Schools are generally safe, notwithstanding concerns that led to metal detectors as well as armed guards in certain schools. School safety can be improved, but violence in our society — amid easy access to guns — is the bigger problem.

My father owns rifles and hunts. My grandfather was a hunter who owned many guns and gave me a .22 caliber rifle for my 11th birthday. The NRA doesn’t speak for us.

If zealots want to help schools and families, they should lock away their guns and calm their rhetoric. Volunteer to help a child learn to read. Mentor a child with an absent father. Coach a youth sport that doesn’t involve gunplay.

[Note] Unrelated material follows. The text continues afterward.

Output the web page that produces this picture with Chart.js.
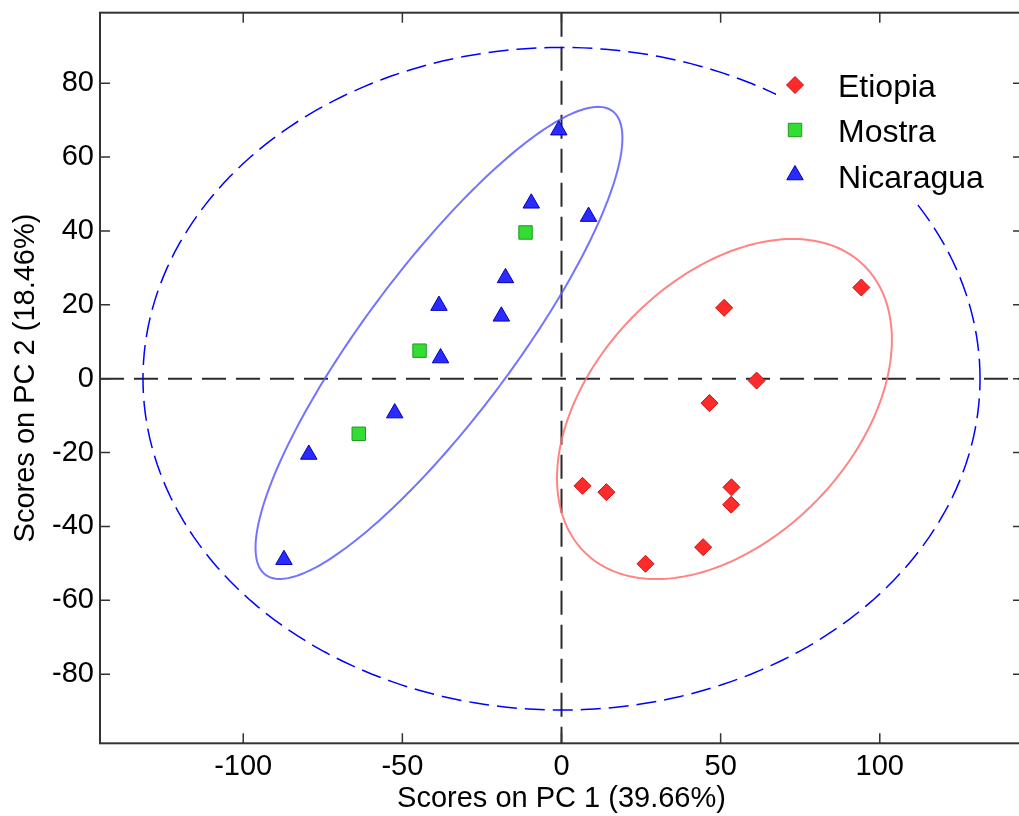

This is about how we define security, its reality and its perception. What actually makes our communities and families secure? What makes our children feel secure?

When my children are fearful, I soothe them. The mantra: Bad things can happen, so we take precautions to minimize risks while keeping those risks in perspective. Cars get into accidents, so wear a seatbelt. Smoking kills, so don’t smoke. Nutrition and fitness matter, so cultivate healthy habits.

Further stoking fear and swelling the gun supply would not be healthy, least of all for children.